→ **Written instruction**
Take the lines from the head of the listing through the one bearing "(t3) at (2213,62)" and copy them exactly, leaving every picture out.
*** Data ***
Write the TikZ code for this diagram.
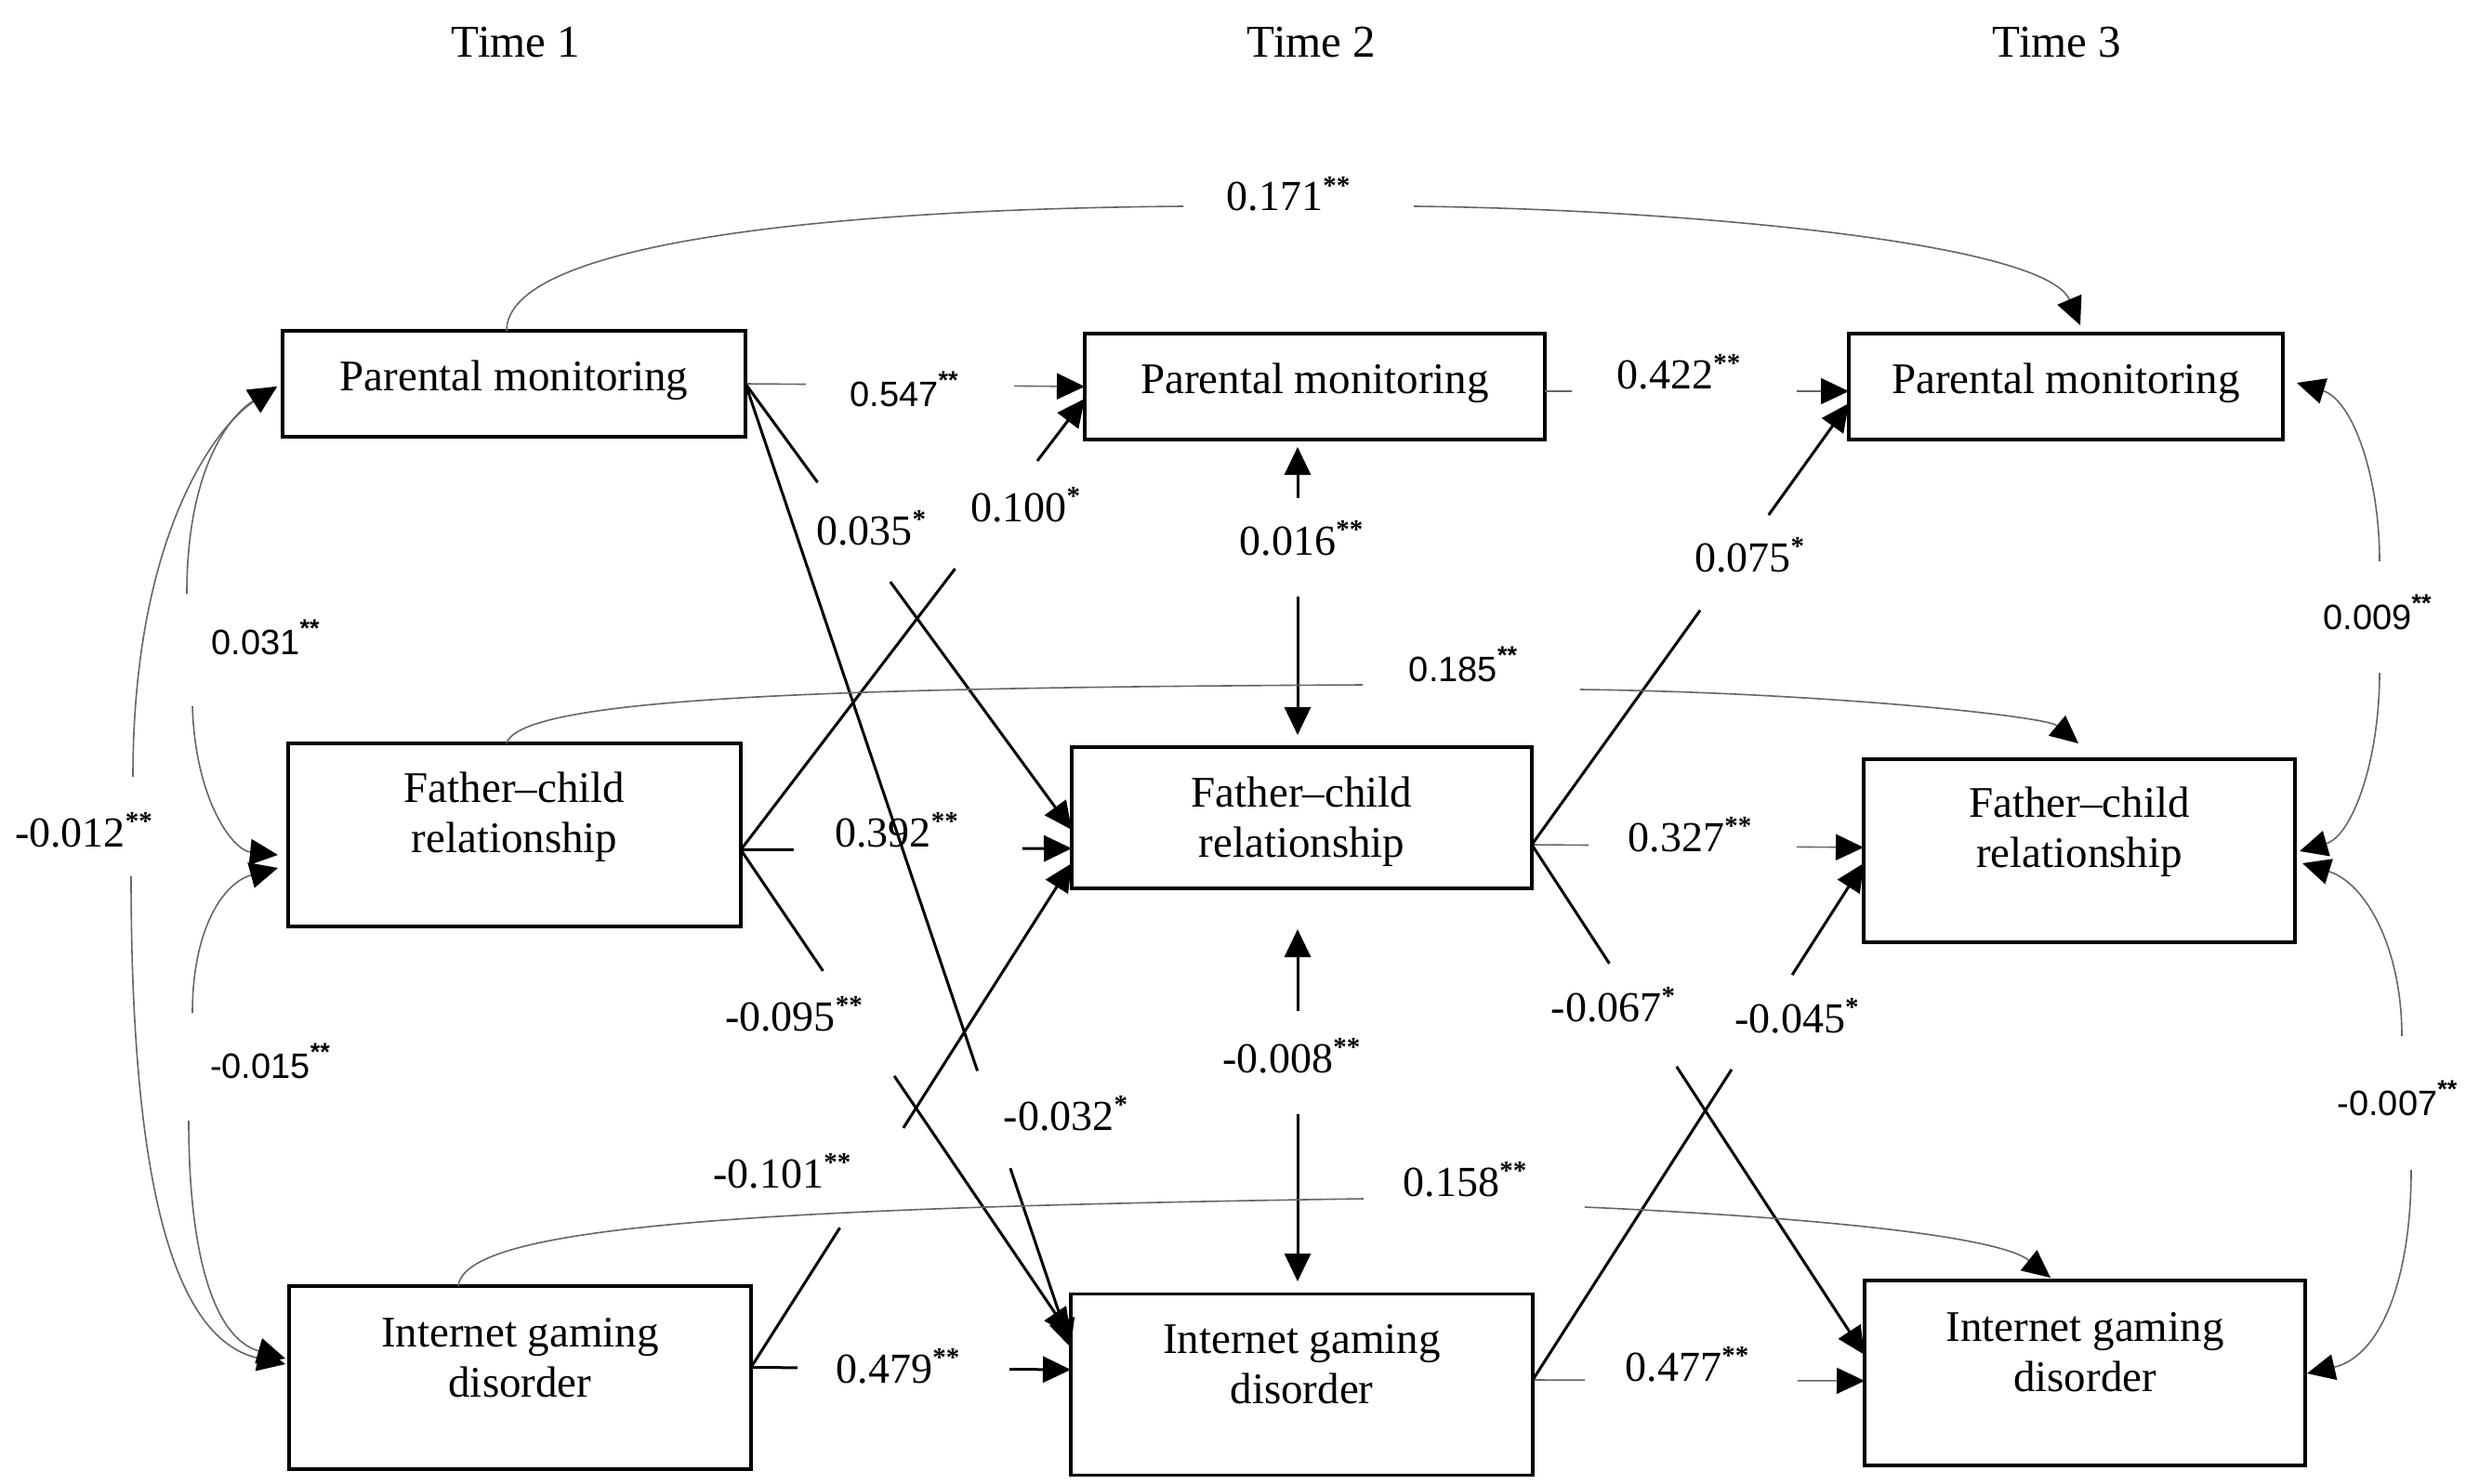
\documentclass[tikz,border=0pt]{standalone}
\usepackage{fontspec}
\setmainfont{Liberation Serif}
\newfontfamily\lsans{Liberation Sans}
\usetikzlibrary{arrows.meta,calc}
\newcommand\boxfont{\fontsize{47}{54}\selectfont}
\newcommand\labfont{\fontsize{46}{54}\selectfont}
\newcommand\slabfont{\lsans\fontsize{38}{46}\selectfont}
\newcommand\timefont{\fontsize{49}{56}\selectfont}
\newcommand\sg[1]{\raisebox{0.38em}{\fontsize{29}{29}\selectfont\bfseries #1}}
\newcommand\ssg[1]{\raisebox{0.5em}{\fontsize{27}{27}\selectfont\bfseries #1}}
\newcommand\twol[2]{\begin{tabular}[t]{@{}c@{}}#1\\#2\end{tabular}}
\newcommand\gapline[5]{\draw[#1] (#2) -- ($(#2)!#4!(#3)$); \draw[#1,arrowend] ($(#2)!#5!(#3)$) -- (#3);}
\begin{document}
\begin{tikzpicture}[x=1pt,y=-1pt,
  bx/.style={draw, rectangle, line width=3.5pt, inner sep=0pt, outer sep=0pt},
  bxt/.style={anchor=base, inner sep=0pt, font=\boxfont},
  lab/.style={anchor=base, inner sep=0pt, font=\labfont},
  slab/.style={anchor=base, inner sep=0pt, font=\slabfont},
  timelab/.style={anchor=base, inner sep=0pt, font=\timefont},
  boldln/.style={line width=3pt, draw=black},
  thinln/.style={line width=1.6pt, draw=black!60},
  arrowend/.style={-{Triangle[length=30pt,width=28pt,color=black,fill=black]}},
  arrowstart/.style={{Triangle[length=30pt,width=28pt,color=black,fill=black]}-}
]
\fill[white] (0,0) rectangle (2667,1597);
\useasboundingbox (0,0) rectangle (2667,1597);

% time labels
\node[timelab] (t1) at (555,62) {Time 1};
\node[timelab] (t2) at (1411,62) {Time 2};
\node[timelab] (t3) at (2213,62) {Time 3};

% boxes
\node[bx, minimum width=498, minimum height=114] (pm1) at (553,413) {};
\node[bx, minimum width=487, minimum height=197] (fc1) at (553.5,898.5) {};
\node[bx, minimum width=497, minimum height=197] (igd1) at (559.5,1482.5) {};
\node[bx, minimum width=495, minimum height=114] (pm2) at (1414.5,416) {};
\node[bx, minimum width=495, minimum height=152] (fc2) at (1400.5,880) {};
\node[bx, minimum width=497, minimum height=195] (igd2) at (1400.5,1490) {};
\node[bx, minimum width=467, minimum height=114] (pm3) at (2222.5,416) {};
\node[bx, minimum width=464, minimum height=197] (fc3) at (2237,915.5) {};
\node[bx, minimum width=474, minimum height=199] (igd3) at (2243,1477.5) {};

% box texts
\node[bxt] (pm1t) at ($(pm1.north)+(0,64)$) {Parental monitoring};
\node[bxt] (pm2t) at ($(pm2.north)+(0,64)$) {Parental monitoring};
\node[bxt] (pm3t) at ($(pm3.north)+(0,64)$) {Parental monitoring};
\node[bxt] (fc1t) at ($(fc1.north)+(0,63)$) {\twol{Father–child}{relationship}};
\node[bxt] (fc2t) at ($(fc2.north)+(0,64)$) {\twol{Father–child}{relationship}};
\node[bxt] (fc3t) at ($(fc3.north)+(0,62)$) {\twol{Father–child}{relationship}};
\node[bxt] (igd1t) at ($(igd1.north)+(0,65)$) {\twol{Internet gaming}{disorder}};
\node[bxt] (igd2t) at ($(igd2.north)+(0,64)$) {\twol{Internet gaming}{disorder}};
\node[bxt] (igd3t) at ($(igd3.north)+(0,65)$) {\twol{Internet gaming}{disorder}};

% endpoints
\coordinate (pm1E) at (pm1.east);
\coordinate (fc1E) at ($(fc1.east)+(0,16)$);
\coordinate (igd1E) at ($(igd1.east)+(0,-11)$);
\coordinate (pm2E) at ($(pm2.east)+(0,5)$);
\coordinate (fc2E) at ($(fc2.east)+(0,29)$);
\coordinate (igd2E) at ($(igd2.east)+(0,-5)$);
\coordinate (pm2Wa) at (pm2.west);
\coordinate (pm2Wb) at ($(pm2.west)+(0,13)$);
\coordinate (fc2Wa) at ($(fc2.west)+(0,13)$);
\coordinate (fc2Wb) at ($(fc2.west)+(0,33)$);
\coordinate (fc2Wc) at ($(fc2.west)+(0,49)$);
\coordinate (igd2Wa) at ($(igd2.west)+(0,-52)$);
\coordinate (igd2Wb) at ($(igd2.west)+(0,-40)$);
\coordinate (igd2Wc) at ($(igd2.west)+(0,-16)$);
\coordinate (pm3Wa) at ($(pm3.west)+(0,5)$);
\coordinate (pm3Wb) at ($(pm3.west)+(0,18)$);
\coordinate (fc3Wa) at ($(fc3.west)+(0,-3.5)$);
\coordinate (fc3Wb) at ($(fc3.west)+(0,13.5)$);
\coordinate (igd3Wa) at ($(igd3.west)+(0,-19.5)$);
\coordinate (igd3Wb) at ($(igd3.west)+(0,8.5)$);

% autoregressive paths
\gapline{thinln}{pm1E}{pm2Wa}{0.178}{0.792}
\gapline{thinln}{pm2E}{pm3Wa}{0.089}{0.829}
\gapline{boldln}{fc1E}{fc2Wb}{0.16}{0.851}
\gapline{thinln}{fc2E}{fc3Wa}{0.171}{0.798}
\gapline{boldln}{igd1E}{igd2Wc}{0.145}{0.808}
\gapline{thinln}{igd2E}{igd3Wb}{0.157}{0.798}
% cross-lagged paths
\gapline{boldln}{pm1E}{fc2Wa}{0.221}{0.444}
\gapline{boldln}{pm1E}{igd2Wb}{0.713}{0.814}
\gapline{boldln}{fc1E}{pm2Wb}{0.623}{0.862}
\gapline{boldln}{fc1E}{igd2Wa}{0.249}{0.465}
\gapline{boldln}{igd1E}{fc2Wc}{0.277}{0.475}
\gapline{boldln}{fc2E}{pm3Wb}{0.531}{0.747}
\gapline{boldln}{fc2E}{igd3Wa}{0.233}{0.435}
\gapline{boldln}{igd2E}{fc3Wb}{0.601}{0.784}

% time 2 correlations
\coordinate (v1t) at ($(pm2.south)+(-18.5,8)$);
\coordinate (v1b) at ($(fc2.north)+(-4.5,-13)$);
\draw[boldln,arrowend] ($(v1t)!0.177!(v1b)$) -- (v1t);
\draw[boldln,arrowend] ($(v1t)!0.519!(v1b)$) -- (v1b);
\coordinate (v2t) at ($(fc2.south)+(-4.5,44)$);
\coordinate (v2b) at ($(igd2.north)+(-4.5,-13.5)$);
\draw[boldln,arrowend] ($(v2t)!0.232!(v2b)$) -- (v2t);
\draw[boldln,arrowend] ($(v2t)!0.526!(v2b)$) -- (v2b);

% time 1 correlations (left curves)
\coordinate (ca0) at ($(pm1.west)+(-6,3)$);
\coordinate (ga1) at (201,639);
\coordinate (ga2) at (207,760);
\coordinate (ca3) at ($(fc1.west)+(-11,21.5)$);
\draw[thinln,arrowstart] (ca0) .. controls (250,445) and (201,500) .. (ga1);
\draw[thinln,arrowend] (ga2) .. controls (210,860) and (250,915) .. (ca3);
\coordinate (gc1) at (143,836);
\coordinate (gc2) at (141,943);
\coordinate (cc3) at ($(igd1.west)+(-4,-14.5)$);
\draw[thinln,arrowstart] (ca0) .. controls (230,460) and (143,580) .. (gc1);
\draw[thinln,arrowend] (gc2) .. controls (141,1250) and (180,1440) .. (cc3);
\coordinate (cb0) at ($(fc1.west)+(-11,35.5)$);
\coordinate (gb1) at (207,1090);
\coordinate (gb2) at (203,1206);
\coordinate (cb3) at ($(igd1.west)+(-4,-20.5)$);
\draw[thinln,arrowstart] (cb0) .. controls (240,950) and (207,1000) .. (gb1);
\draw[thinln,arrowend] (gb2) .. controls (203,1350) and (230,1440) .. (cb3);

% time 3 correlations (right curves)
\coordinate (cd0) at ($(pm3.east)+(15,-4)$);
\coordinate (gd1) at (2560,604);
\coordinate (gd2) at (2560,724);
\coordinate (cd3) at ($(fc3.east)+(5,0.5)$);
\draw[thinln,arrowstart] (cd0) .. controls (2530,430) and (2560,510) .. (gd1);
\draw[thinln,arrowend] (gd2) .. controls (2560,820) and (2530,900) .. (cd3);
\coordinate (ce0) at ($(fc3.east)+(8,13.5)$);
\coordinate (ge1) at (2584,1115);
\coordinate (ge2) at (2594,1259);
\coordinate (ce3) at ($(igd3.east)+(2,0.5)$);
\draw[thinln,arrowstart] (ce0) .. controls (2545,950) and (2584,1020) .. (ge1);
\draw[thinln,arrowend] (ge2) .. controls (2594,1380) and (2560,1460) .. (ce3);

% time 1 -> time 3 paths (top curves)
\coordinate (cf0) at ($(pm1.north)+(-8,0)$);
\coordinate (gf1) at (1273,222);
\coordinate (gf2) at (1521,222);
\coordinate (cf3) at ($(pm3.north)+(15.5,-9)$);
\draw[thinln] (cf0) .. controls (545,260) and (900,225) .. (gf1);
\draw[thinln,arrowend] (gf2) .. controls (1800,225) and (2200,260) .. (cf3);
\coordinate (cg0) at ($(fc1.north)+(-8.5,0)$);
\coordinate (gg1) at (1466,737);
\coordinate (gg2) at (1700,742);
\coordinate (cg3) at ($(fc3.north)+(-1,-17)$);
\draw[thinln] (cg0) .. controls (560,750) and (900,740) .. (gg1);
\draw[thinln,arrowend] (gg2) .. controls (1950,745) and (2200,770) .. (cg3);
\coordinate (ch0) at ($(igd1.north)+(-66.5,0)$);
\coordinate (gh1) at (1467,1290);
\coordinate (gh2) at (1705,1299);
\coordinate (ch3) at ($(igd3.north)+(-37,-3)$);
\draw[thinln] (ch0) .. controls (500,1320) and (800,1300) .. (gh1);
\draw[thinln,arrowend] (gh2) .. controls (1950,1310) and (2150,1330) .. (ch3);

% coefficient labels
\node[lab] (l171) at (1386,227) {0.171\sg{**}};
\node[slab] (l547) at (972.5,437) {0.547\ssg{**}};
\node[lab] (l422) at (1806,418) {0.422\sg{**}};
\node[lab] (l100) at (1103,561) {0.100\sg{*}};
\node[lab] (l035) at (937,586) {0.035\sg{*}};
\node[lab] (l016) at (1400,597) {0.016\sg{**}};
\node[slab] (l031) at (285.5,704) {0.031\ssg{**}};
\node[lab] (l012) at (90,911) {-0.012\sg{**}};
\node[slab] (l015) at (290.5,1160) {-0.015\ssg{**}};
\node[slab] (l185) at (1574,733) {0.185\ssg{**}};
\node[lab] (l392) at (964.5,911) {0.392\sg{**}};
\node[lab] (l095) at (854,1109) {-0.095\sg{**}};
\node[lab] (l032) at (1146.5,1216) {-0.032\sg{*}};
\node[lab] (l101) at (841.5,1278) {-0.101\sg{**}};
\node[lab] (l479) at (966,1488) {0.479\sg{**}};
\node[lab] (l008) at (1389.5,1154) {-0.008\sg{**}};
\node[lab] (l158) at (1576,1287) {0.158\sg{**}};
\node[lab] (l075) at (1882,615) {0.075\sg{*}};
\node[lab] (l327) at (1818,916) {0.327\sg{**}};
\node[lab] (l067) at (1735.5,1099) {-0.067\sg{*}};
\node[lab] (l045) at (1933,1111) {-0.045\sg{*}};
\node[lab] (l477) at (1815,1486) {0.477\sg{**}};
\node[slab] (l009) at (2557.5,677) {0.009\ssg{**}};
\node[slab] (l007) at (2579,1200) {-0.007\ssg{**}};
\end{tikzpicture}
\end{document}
***
→ **Result**
Write the TikZ code for this diagram.
\documentclass[tikz,border=0pt]{standalone}
\usepackage{fontspec}
\setmainfont{Liberation Serif}
\newfontfamily\lsans{Liberation Sans}
\usetikzlibrary{arrows.meta,calc}
\newcommand\boxfont{\fontsize{47}{54}\selectfont}
\newcommand\labfont{\fontsize{46}{54}\selectfont}
\newcommand\slabfont{\lsans\fontsize{38}{46}\selectfont}
\newcommand\timefont{\fontsize{49}{56}\selectfont}
\newcommand\sg[1]{\raisebox{0.38em}{\fontsize{29}{29}\selectfont\bfseries #1}}
\newcommand\ssg[1]{\raisebox{0.5em}{\fontsize{27}{27}\selectfont\bfseries #1}}
\newcommand\twol[2]{\begin{tabular}[t]{@{}c@{}}#1\\#2\end{tabular}}
\newcommand\gapline[5]{\draw[#1] (#2) -- ($(#2)!#4!(#3)$); \draw[#1,arrowend] ($(#2)!#5!(#3)$) -- (#3);}
\begin{document}
\begin{tikzpicture}[x=1pt,y=-1pt,
  bx/.style={draw, rectangle, line width=3.5pt, inner sep=0pt, outer sep=0pt},
  bxt/.style={anchor=base, inner sep=0pt, font=\boxfont},
  lab/.style={anchor=base, inner sep=0pt, font=\labfont},
  slab/.style={anchor=base, inner sep=0pt, font=\slabfont},
  timelab/.style={anchor=base, inner sep=0pt, font=\timefont},
  boldln/.style={line width=3pt, draw=black},
  thinln/.style={line width=1.6pt, draw=black!60},
  arrowend/.style={-{Triangle[length=30pt,width=28pt,color=black,fill=black]}},
  arrowstart/.style={{Triangle[length=30pt,width=28pt,color=black,fill=black]}-}
]
\fill[white] (0,0) rectangle (2667,1597);
\useasboundingbox (0,0) rectangle (2667,1597);

% time labels
\node[timelab] (t1) at (555,62) {Time 1};
\node[timelab] (t2) at (1411,62) {Time 2};
\node[timelab] (t3) at (2213,62) {Time 3};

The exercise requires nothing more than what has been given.